Amid surging overseas demand, Chinese new-energy firms are seen strong results in the first quarter.
Ningbo Deye Technology Co, a leading enterprise in inverter and energy storage battery supply, expects its first-quarter net profit to be between 1.1 billion yuan and 1.2 billion yuan, a year-on-year increase of 55.91 percent to 70.08 percent.
The company said in a note that, affected by geopolitical fluctuations, energy shortages and price volatility have intensified, the importance of energy security has been elevated and the demand for residential and commercial & industrial energy storage in regions such as Europe, the Middle East and Southeast Asia has increased significantly.
Earlier, JinkoSolar noted at an investor Q&A session that the recent Middle East conflict has disrupted shipping and pushed up international oil and gas prices, potentially delaying local projects in the short term. However, it has highlighted the fragility of traditional energy supply chains, strengthening global focus on energy security and underpinning long-term demand for clean energy like PV and energy storage.
Yu Zhenhua, executive vice director of the China Energy Storage Alliance (CNESA), told the Global Times that the growing need for the global green energy transition and China's industrial chain advantages are the core driving forces behind surging orders for Chinese new-energy products.
After years of accumulation, Chinese enterprises have occupied a dominant position in the global battery energy storage market, with full-chain advantages in battery cell manufacturing, system integration, engineering delivery, and other links, and are important participants and stable suppliers in the global energy transition, Yu said.
This dominant position has already been established. Data from CNESA shows that in 2025, new overseas orders secured by Chinese energy storage companies reached 366 GWh, a year-on-year increase of 144 percent, with a concentrated surge in the second half. By region, Australia, the US, Saudi Arabia and Chile ranked among the top four in order volume, with Australia leading by a wide margin, the data showed.
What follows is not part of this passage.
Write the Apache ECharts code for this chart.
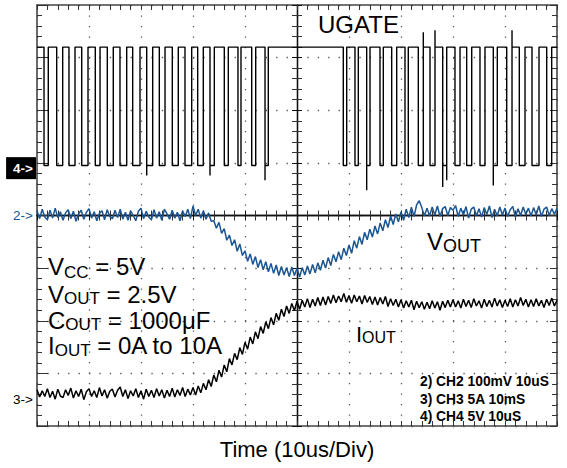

In terms of growth rate, emerging markets including the Middle East, South America and Southeast Asia have gained momentum, becoming new engines driving order growth. More than 70 Chinese energy storage companies expanded overseas, covering the entire industrial chain, with battery manufacturers remaining the main drivers. Demand from specialized scenarios such as data centers, mine microgrids, ports and islands has accelerated. Long-term service agreements have become standard, and joint overseas expansion models have grown noticeably, according to CNESA.
Brighter outlook
Liu Yong, secretary general of the Energy Storage Application Branch of China Industrial Association of Power Sources, told the Global Times that, affected by geopolitical competition, climate change, energy transition and other factors, the outlook for Chinese new energy products in the international market is even brighter.
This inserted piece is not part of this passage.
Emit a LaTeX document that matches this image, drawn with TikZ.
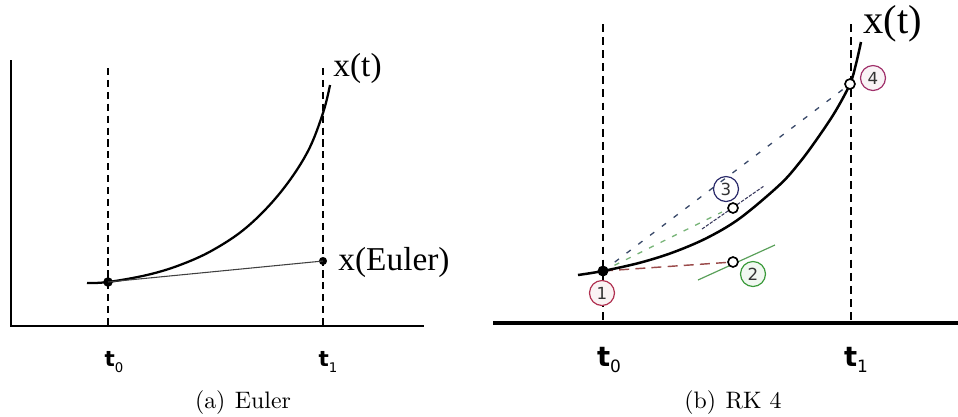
\documentclass[tikz,border=0pt]{standalone}
\usepackage{fontspec}
\newfontfamily\lblfont{Liberation Serif}
\newfontfamily\tfont{DejaVu Sans}
\usetikzlibrary{calc}
\definecolor{redline}{HTML}{9A4A4A}
\definecolor{greenline}{HTML}{5AA05A}
\definecolor{greendash}{HTML}{78B478}
\definecolor{bluedash}{HTML}{3A4A6A}
\definecolor{tanthree}{HTML}{3A3A5E}
\definecolor{cone}{HTML}{B03050}
\definecolor{ctwo}{HTML}{3A9A3A}
\definecolor{cthree}{HTML}{2A2A6A}
\definecolor{cfour}{HTML}{A0306A}
\tikzset{
  axisline/.style={line width=1.1pt},
  guide/.style={line width=0.5pt, dash pattern=on 3pt off 2pt},
  curveline/.style={line width=0.95pt},
  dotfilled/.style={circle, fill=black, inner sep=0pt, minimum size=4pt},
  opendot/.style={circle, draw=black, fill=white, line width=0.7pt, inner sep=0pt, minimum size=4.2pt},
  numcirc/.style={circle, draw=#1, line width=0.5pt, inner sep=0pt, minimum size=10.5pt,
     font=\tfont\fontsize{7}{7}\selectfont, text=black!80},
  tlabel/.style={font=\tfont\fontsize{9}{9}\selectfont},
  tlabelbig/.style={font=\tfont\fontsize{11.5}{11.5}\selectfont},
  caption/.style={font=\fontsize{10}{12}\selectfont}
}
\newcommand{\tsub}[1]{{\bfseries t}\raisebox{-0.45ex}{\fontsize{0.62em}{0.62em}\selectfont #1}}
\begin{document}
\begin{tikzpicture}[x=0.42pt, y=-0.42pt]
\useasboundingbox (0,0) rectangle (958,416);
% ---------------- (a) Euler ----------------
\coordinate (aOrigin) at (11,326);
\coordinate (aTop) at (11,60);
\coordinate (aRight) at (424,326);
\draw[axisline] (aTop) -- (aOrigin) -- (aRight);
\coordinate (aG0top) at (108,68);
\coordinate (aG0bot) at (108,326);
\coordinate (aG1top) at (323,68);
\coordinate (aG1bot) at (323,326);
\draw[guide] (aG0top) -- (aG0bot);
\draw[guide] (aG1top) -- (aG1bot);
\draw[curveline] plot[smooth, tension=0.6] coordinates {(87,283) (108,282) (147,275) (180,265) (213,250) (247,227) (280,193) (307,153) (323,113) (330,85)};
\node[dotfilled] (aX0) at (108,282) {};
\node[dotfilled, minimum size=3.4pt] (aE) at (323,261) {};
\draw[line width=0.45pt, black!75] (aX0.center) -- (aE.center);
\node[anchor=west, font=\lblfont\fontsize{14}{14}\selectfont, inner sep=0pt] (aXt) at (333,68) {x(t)};
\node[anchor=west, font=\lblfont\fontsize{14}{14}\selectfont, inner sep=0pt] (aXE) at (338,262) {x(Euler)};
\node[tlabel] (aT0) at (114,362) {\tsub{0}};
\node[tlabel] (aT1) at (328,362) {\tsub{1}};
\node[caption] (capA) at (243,403) {(a)\hspace{4pt}Euler};
% ---------------- (b) RK 4 ----------------
\coordinate (bLeft) at (493,323);
\coordinate (bRight) at (958,323);
\draw[line width=1.3pt] (bLeft) -- (bRight);
\coordinate (bG0top) at (603,24);
\coordinate (bG0bot) at (603,323);
\coordinate (bG1top) at (851,24);
\coordinate (bG1bot) at (851,323);
\draw[guide, dash pattern=on 3.3pt off 2.2pt] (bG0top) -- (bG0bot);
\draw[guide, dash pattern=on 3.3pt off 2.2pt] (bG1top) -- (bG1bot);
% points
\coordinate (p1) at (603,271);
\coordinate (p2) at (733,262);
\coordinate (p3) at (733,208);
\coordinate (p4) at (850,84);
% slope construction lines
\coordinate (t2a) at (698,280);
\coordinate (t2b) at (775,245);
\coordinate (t3a) at (702,229);
\coordinate (t3b) at (764,186);
\coordinate (g3end) at (722,212);
\draw[greenline, line width=0.5pt] (t2a) -- (t2b);
\draw[redline, line width=0.6pt, dash pattern=on 4.2pt off 2.6pt] (p1) -- (p2);
\draw[greendash, line width=0.55pt, dash pattern=on 2.2pt off 3.2pt] (p1) -- (g3end);
\draw[bluedash, line width=0.55pt, dash pattern=on 2.2pt off 4pt] (p1) -- (p4);
\draw[tanthree, line width=0.45pt, dash pattern=on 1.4pt off 0.6pt] (t3a) -- (t3b);
% exact curve
\draw[line width=1.05pt] plot[smooth, tension=0.55] coordinates {(578,275) (603,271) (640,262.7) (673,252.4) (707,237.9) (740,218.2) (780,184.5) (800,162) (817,139) (835,112) (850,84) (856,64) (861,42)};
\node[dotfilled, minimum size=4.6pt] (P1) at (p1) {};
\node[opendot] (P2) at (p2) {};
\node[opendot] (P3) at (p3) {};
\node[opendot] (P4) at (p4) {};
\node[numcirc=cone, fill=cone!6] (n1) at (602,293) {1};
\node[numcirc=ctwo, fill=ctwo!7] (n2) at (753,274) {2};
\node[numcirc=cthree] (n3) at (726,189) {3};
\node[numcirc=cfour, fill=cfour!6] (n4) at (873,78) {4};
\node[anchor=west, font=\lblfont\fontsize{17}{17}\selectfont, inner sep=0pt] (bXt) at (863,24) {x(t)};
\node[tlabelbig] (bT0) at (609,360) {\tsub{0}};
\node[tlabelbig] (bT1) at (856,360) {\tsub{1}};
\node[caption] (capB) at (733,403) {(b)\hspace{4pt}RK 4};
\end{tikzpicture}
\end{document}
Amid the accelerating global push for energy security and the green transition, Europe, the United States, the Middle East, Southeast Asia, Japan, South Korea, and Australia have emerged as the primary target markets for Chinese new-energy companies, followed closely by Africa and Central Asia, according to Liu.
Some international institutions, industry associations and experts also noted that geopolitical conflicts in the Middle East have further exposed the fragility of traditional energy supply chains and accelerated the global shift toward a stable, diversified and clean energy structure.
Fatih Birol, head of the International Energy Agency, said that energy transition was moving "very strongly" before the US-Israeli war against Iran began — but the fallout from the resulting energy shock means countries will likely direct even more investment toward clean energy sources, according to CNBC.
"The current global energy transition is accelerating, providing a vast external market space for Chinese energy storage companies," Yu said.
Looking ahead to 2026, many Chinese energy storage companies have plans to further expand into overseas markets. Some intend to build factories overseas to enhance local productivity; others are prepared to provide technology and cooperate with local manufacturers for mutual benefit, according to a report from the People's Daily overseas edition on Tuesday.
A concrete example is CALB's project in Portugal. Construction of what it described as a zero-carbon AI gigafactory started in late February, with delivery expected in 2027, according to the company's press release.